Information provided:
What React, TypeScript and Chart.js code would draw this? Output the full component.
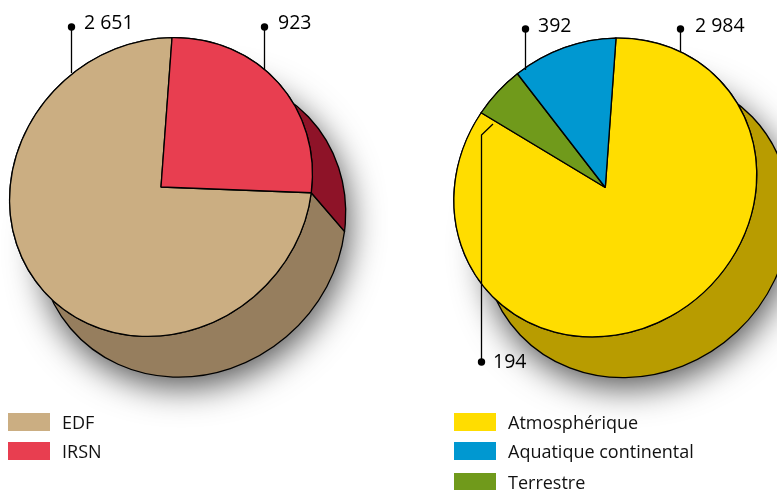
import React, { useEffect, useRef } from "react";
import { Chart, registerables } from "chart.js";

Chart.register(...registerables);

// ---- data ----
const leftCategories = ["EDF", "IRSN"];
const leftValues = [2651, 923];
const leftLabels = ["2 651", "923"];
const leftColors = ["#CBAE82", "#E83E50"];
const leftSideColors = ["#967E5E", "#8E1328"];

// clockwise drawing order of the right pie
const rightCategories = ["Atmosphérique", "Terrestre", "Aquatique continental"];
const rightValues = [2984, 194, 392];
const rightLabels = ["2 984", "194", "392"];
const rightColors = ["#FFDD00", "#709A1B", "#0098D1"];
const rightSideColors = ["#B89C00", "#B89C00", "#B89C00"];

// legends, in the reading order of the picture
const leftLegend = ["EDF", "IRSN"];
const rightLegend = ["Atmosphérique", "Aquatique continental", "Terrestre"];

const FONT = '"Open Sans", "Noto Sans", sans-serif';

// the disc is seen in perspective: a slightly sheared circle, pushed back along (dx, dy)
const FACE = { a: 151.3, b: -6.5, d: 149.3 };
const DEPTH = { dx: 31, dy: 38.5, grow: 1.015 };

type Callout = { text: string; pts: number[][]; tx: number; ty: number };

function applyFace(ctx: any, x: number, y: number, r: number) {
  const a = FACE.a / r;
  const b = FACE.b / r;
  const d = FACE.d / r;
  ctx.transform(a, b, b, d, x - a * x - b * y, y - b * x - d * y);
}

function makePlugin(sideColors: string[], callouts: Callout[]) {
  return {
    id: "cylinder",
    beforeDatasetsDraw(chart: any) {
      const ctx = chart.ctx;
      const arcs = chart.getDatasetMeta(0).data;
      const f = arcs[0];
      const r = f.outerRadius;
      const R = r * DEPTH.grow;
      const a = FACE.a / r;
      const b = FACE.b / r;
      const d = FACE.d / r;
      const det = a * d - b * b;
      const ox = (d * DEPTH.dx - b * DEPTH.dy) / det;
      const oy = (a * DEPTH.dy - b * DEPTH.dx) / det;
      ctx.save();
      applyFace(ctx, f.x, f.y, r);
      ctx.save();
      ctx.shadowColor = "rgba(0,0,0,0.68)";
      ctx.shadowBlur = 34;
      ctx.shadowOffsetX = 3;
      ctx.shadowOffsetY = 10;
      ctx.fillStyle = sideColors[0];
      ctx.beginPath();
      ctx.arc(f.x + ox, f.y + oy, R, 0, Math.PI * 2);
      ctx.fill();
      ctx.restore();
      ctx.lineWidth = 1.3;
      ctx.strokeStyle = "#000";
      arcs.forEach((s: any, i: number) => {
        ctx.beginPath();
        ctx.arc(s.x + ox, s.y + oy, R, s.startAngle, s.endAngle);
        ctx.lineTo(s.x + r * Math.cos(s.endAngle), s.y + r * Math.sin(s.endAngle));
        ctx.arc(s.x, s.y, r, s.endAngle, s.startAngle, true);
        ctx.closePath();
        ctx.fillStyle = sideColors[i];
        ctx.fill();
        ctx.stroke();
      });
      ctx.restore();
      // the face itself is drawn by Chart.js under the same transform
      ctx.save();
      applyFace(ctx, f.x, f.y, r);
    },
    afterDatasetsDraw(chart: any) {
      const ctx = chart.ctx;
      ctx.restore();
      ctx.save();
      ctx.strokeStyle = "#000";
      ctx.fillStyle = "#000";
      ctx.lineWidth = 1.3;
      ctx.font = `19.5px ${FONT}`;
      ctx.textBaseline = "alphabetic";
      callouts.forEach((c) => {
        ctx.beginPath();
        c.pts.forEach((p, i) => (i ? ctx.lineTo(p[0], p[1]) : ctx.moveTo(p[0], p[1])));
        ctx.stroke();
        ctx.beginPath();
        ctx.arc(c.pts[0][0], c.pts[0][1], 3.7, 0, Math.PI * 2);
        ctx.fill();
        ctx.fillText(c.text, c.tx, c.ty);
      });
      ctx.restore();
    },
  };
}

function Pie(props: {
  left: number;
  width: number;
  padding: any;
  rotation: number;
  labels: string[];
  values: number[];
  colors: string[];
  sideColors: string[];
  callouts: Callout[];
}) {
  const ref = useRef<HTMLCanvasElement>(null);
  useEffect(() => {
    const chart = new Chart(ref.current as HTMLCanvasElement, {
      type: "pie",
      data: {
        labels: props.labels,
        datasets: [
          {
            data: props.values,
            backgroundColor: props.colors,
            borderColor: "#000",
            borderWidth: 1.3,
            clip: false,
          },
        ],
      },
      options: {
        responsive: false,
        animation: false,
        events: [],
        rotation: props.rotation,
        layout: { padding: props.padding },
        plugins: { legend: { display: false }, tooltip: { enabled: false } },
      },
      plugins: [makePlugin(props.sideColors, props.callouts)],
    } as any);
    return () => chart.destroy();
  }, []);
  return (
    <canvas
      ref={ref}
      width={props.width}
      height={490}
      style={{ position: "absolute", left: props.left, top: 0, width: props.width, height: 490 }}
    />
  );
}

function LegendRow(props: { x: number; y: number; color: string; text: string; textX: number }) {
  return (
    <>
      <div style={{ position: "absolute", left: props.x, top: props.y, width: 42, height: 18, background: props.color }} />
      <div
        style={{
          position: "absolute",
          left: props.textX,
          top: props.y - 3,
          height: 24,
          lineHeight: "24px",
          font: `18px ${FONT}`,
          color: "#111",
          whiteSpace: "nowrap",
        }}
      >
        {props.text}
      </div>
    </>
  );
}

const leftCallouts: Callout[] = [
  { text: leftLabels[0], pts: [[71.5, 27], [71.5, 73]], tx: 84, ty: 29 },
  { text: leftLabels[1], pts: [[264.5, 27], [264.5, 70]], tx: 278, ty: 29 },
];
const rightCallouts: Callout[] = [
  { text: rightLabels[2], pts: [[137.5, 29], [137.5, 70]], tx: 150, ty: 32 },
  { text: rightLabels[0], pts: [[292.5, 29], [292.5, 52]], tx: 307, ty: 32 },
  { text: rightLabels[1], pts: [[93.5, 362], [93.5, 135], [105, 124]], tx: 105, ty: 368 },
];

export default function App() {
  return (
    <div style={{ position: "fixed", left: 0, top: 0, width: 777, height: 490, overflow: "hidden", background: "#fff" }}>
      <Pie
        left={0}
        width={388}
        padding={{ left: 11, right: 77, top: 37, bottom: 153 }}
        rotation={94.7}
        labels={leftCategories}
        values={leftValues}
        colors={leftColors}
        sideColors={leftSideColors}
        callouts={leftCallouts}
      />
      <Pie
        left={388}
        width={389}
        padding={{ left: 67.3, right: 21.7, top: 37.5, bottom: 152.5 }}
        rotation={1.6}
        labels={rightCategories}
        values={rightValues}
        colors={rightColors}
        sideColors={rightSideColors}
        callouts={rightCallouts}
      />
      <LegendRow x={8} y={413} color={leftColors[0]} text={leftLegend[0]} textX={62} />
      <LegendRow x={8} y={442} color={leftColors[1]} text={leftLegend[1]} textX={62} />
      <LegendRow x={454} y={413} color={rightColors[0]} text={rightLegend[0]} textX={508} />
      <LegendRow x={454} y={442} color={rightColors[2]} text={rightLegend[1]} textX={508} />
      <LegendRow x={454} y={473} color={rightColors[1]} text={rightLegend[2]} textX={508} />
    </div>
  );
}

Direction: Repeat, word for word and with no pictures, only the lines running from the beginning of the data to the line that contains "Chart.register(...registerables);".

Correct response:
What React, TypeScript and Chart.js code would draw this? Output the full component.
import React, { useEffect, useRef } from "react";
import { Chart, registerables } from "chart.js";

Chart.register(...registerables);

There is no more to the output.